→ **SHORT PROBLEM**
Can you set down, exactly as they appear below, the lines from the opening of the material through the one bearing "const legendLabels = ['FOM', 'ROM'];", minus the pictures?

→ **PROVIDED MATERIAL**
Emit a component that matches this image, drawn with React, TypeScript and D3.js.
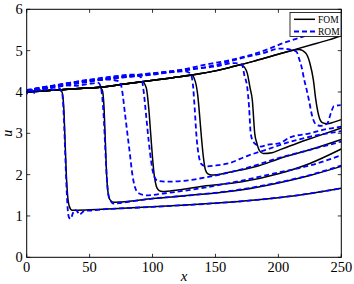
import React from 'react';
import * as d3 from 'd3';

type P = [number, number];

const xTicks = [0, 50, 100, 150, 200, 250];
const yTicks = [0, 1, 2, 3, 4, 5, 6];
const legendLabels = ['FOM', 'ROM'];

// FOM snapshots (solid black)
const fomA: P[] = [[0,4.0],[10,4.02],[20,4.04],[26,4.05],[28,4.0],[29.5,3.6],[30.5,2.8],[31.5,2.0],[32.5,1.5],[34,1.22],[36,1.14],[40,1.14],[60,1.16],[80,1.19],[100,1.22],[130,1.27],[160,1.33],[190,1.41],[220,1.52],[250,1.67]];
const fomB: P[] = [[0,4.0],[10,4.02],[20,4.04],[30,4.06],[45,4.09],[58,4.11],[60,4.05],[61.5,3.6],[62.5,2.8],[63.5,2.0],[64.5,1.6],[66,1.4],[69,1.33],[75,1.34],[100,1.42],[130,1.5],[170,1.63],[200,1.8],[225,1.98],[250,2.2]];
const fomC: P[] = [[0,4.0],[10,4.02],[20,4.04],[30,4.06],[45,4.09],[60,4.12],[75,4.18],[92,4.24],[95,4.1],[97,3.6],[98.5,3.0],[100,2.4],[101.5,1.95],[103,1.72],[105,1.62],[108,1.59],[120,1.63],[140,1.72],[170,1.82],[200,2.02],[225,2.27],[250,2.62]];
const fomD: P[] = [[0,4.0],[10,4.02],[20,4.04],[30,4.06],[45,4.09],[60,4.12],[75,4.18],[90,4.24],[105,4.3],[120,4.36],[131,4.41],[134,4.25],[136,3.9],[137.5,3.4],[139,2.85],[140.5,2.4],[142,2.12],[144,2.02],[147,1.99],[160,2.05],[170,2.11],[185,2.22],[200,2.38],[225,2.6],[250,2.85]];
const fomE: P[] = [[0,4.0],[10,4.02],[20,4.04],[30,4.06],[45,4.09],[60,4.12],[75,4.18],[90,4.24],[105,4.3],[120,4.36],[135,4.43],[150,4.51],[162,4.6],[170,4.66],[173,4.6],[175.3,4.45],[177.5,4.1],[179.3,3.8],[181.2,3.0],[183,2.75],[185,2.58],[188,2.51],[195,2.53],[201,2.6],[215,2.76],[230,2.92],[250,3.13]];
const fomF: P[] = [[0,4.0],[10,4.02],[20,4.04],[30,4.06],[45,4.09],[60,4.12],[75,4.18],[90,4.24],[105,4.3],[120,4.36],[135,4.43],[150,4.51],[165,4.62],[180,4.74],[195,4.87],[208,4.98],[216.4,5.03],[221.7,4.94],[225.1,4.69],[227.8,4.29],[229.7,3.82],[232.3,3.4],[234.9,3.26],[238.9,3.23],[244,3.27],[250,3.33]];
const fomG: P[] = [[0,4.0],[10,4.02],[20,4.04],[30,4.06],[45,4.09],[60,4.12],[75,4.18],[90,4.24],[105,4.3],[120,4.36],[135,4.43],[150,4.51],[165,4.62],[180,4.74],[195,4.87],[210,5.0],[225,5.13],[240,5.26],[250,5.36]];

// ROM snapshots (dashed blue)
const romA: P[] = [[0,3.95],[3,4.08],[6,3.98],[9,4.06],[13,4.02],[17,4.1],[21,4.05],[25,4.1],[28,4.0],[29.5,3.4],[30.5,2.6],[31.5,1.8],[32.5,1.2],[33.5,0.97],[35,0.93],[36.5,1.05],[38,1.15],[40,1.12],[42,1.03],[44,1.08],[46,1.13],[50,1.13],[60,1.16],[80,1.19],[100,1.22],[130,1.27],[160,1.33],[190,1.41],[220,1.52],[250,1.67]];
const romB: P[] = [[0,4.0],[5,4.06],[10,4.1],[20,4.12],[30,4.16],[40,4.15],[50,4.2],[57,4.22],[59,4.1],[61,3.5],[62.5,2.6],[63.5,2.0],[64.5,1.6],[66,1.4],[69,1.3],[75,1.32],[100,1.42],[130,1.5],[170,1.64],[200,1.81],[225,1.99],[250,2.22]];
const romC: P[] = [[0,4.02],[10,4.1],[20,4.15],[35,4.2],[50,4.28],[65,4.3],[74,4.25],[76,4.0],[78,3.5],[80,3.0],[82,2.5],[84,2.0],[86,1.7],[89,1.55],[95,1.5],[110,1.55],[140,1.68],[170,1.85],[200,2.05],[225,2.22],[250,2.47]];
const romD: P[] = [[0,4.05],[15,4.12],[30,4.2],[50,4.3],[70,4.38],[85,4.42],[91,4.35],[93,4.0],[95,3.4],[97,2.8],[99,2.3],[101,1.98],[104,1.85],[110,1.83],[125,1.85],[140,1.92],[170,2.12],[200,2.4],[225,2.6],[250,2.8]];
const romE: P[] = [[0,4.02],[20,4.12],[40,4.22],[60,4.3],[80,4.36],[100,4.42],[115,4.48],[126,4.5],[130,4.45],[132,4.2],[133.5,3.6],[135,2.9],[136.5,2.5],[139,2.25],[143,2.2],[150,2.22],[160,2.27],[175,2.45],[190,2.6],[210,2.8],[230,2.95],[250,3.05]];
const romF: P[] = [[0,4.0],[30,4.15],[60,4.3],[90,4.42],[120,4.52],[150,4.62],[165,4.7],[171,4.66],[173,4.4],[175.3,4.1],[176.7,3.64],[178,3.0],[180,2.8],[182.8,2.72],[186,2.68],[191,2.72],[201,2.76],[209,2.9],[225,3.0],[238,3.1],[250,3.16]];
const romG: P[] = [[0,4.0],[30,4.18],[60,4.3],[90,4.4],[120,4.5],[150,4.65],[174.8,4.85],[188,4.94],[201.3,5.05],[210,5.02],[214.5,4.97],[216.5,4.8],[218.5,4.6],[220.5,4.3],[222.5,4.05],[224.3,3.8],[227,3.4],[230.5,3.2],[234,3.18],[238.9,3.24],[241.6,3.48],[244.2,3.66],[249.5,3.68]];
const romH: P[] = [[0,4.0],[30,4.2],[60,4.32],[90,4.42],[120,4.52],[145,4.68],[161.6,4.77],[177.5,4.89],[193,5.05],[203.7,5.18],[219.6,5.34],[227.5,5.42],[250,5.6]];

const fomSeries = [fomA, fomB, fomC, fomD, fomE, fomF, fomG];
const romSeries = [romA, romB, romC, romD, romE, romF, romG, romH];

export default function App() {
  const W = 354, H = 284;
  const L = 26.7, R = 341.3, T = 9.3, B = 257.3;
  const x = d3.scaleLinear().domain([0, 250]).range([L, R]);
  const y = d3.scaleLinear().domain([0, 6]).range([B, T]);
  const line = d3.line<P>().x(d => x(d[0])).y(d => y(d[1])).curve(d3.curveMonotoneX);
  const font = '"Liberation Serif", "DejaVu Serif", serif';
  const tl = 3.5;
  return (
    <svg width={W} height={H} style={{ position: 'absolute', left: 0, top: 0, background: '#fff' }}>
      <defs>
        <clipPath id="plot"><rect x={L} y={T} width={R - L} height={B - T} /></clipPath>
      </defs>
      <rect x={0} y={0} width={W} height={H} fill="#fff" />
      <g clipPath="url(#plot)">
        {fomSeries.map((s, i) => (
          <path key={'f' + i} d={line(s) || ''} fill="none" stroke="#000" strokeWidth={1.5} />
        ))}
        {romSeries.map((s, i) => (
          <path key={'r' + i} d={line(s) || ''} fill="none" stroke="#0000ff" strokeWidth={1.8} strokeDasharray="5,3" />
        ))}
      </g>
      <rect x={L} y={T} width={R - L} height={B - T} fill="none" stroke="#000" strokeWidth={1} />
      {xTicks.map(t => (
        <g key={'x' + t}>
          <line x1={x(t)} x2={x(t)} y1={B} y2={B - tl} stroke="#000" strokeWidth={0.8} />
          <line x1={x(t)} x2={x(t)} y1={T} y2={T + tl} stroke="#000" strokeWidth={0.8} />
          <text x={x(t)} y={272} fontFamily={font} fontSize={14.5} textAnchor="middle">{t}</text>
        </g>
      ))}
      {yTicks.map(t => (
        <g key={'y' + t}>
          <line x1={L} x2={L + tl} y1={y(t)} y2={y(t)} stroke="#000" strokeWidth={0.8} />
          <line x1={R} x2={R - tl} y1={y(t)} y2={y(t)} stroke="#000" strokeWidth={0.8} />
          <text x={L - 4} y={y(t) + 5} fontFamily={font} fontSize={14.5} textAnchor="end">{t}</text>
        </g>
      ))}
      <text x={(L + R) / 2} y={281} fontFamily={font} fontSize={15} fontStyle="italic" textAnchor="middle">x</text>
      <text transform={`translate(12,${(T + B) / 2}) rotate(-90)`} fontFamily={font} fontSize={14} fontStyle="italic" textAnchor="middle">u</text>
      <g>
        <rect x={290} y={12.5} width={51} height={24} fill="#fff" stroke="#000" strokeWidth={0.8} />
        <line x1={294} x2={315} y1={19.3} y2={19.3} stroke="#000" strokeWidth={1.5} />
        <line x1={294} x2={315} y1={31.5} y2={31.5} stroke="#0000ff" strokeWidth={1.8} strokeDasharray="5,3" />
        <text x={318} y={22.5} fontFamily={font} fontSize={9.5}>{legendLabels[0]}</text>
        <text x={318} y={34.7} fontFamily={font} fontSize={9.5}>{legendLabels[1]}</text>
      </g>
    </svg>
  );
}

→ **FINISHED TASK**
Emit a component that matches this image, drawn with React, TypeScript and D3.js.
import React from 'react';
import * as d3 from 'd3';

type P = [number, number];

const xTicks = [0, 50, 100, 150, 200, 250];
const yTicks = [0, 1, 2, 3, 4, 5, 6];
const legendLabels = ['FOM', 'ROM'];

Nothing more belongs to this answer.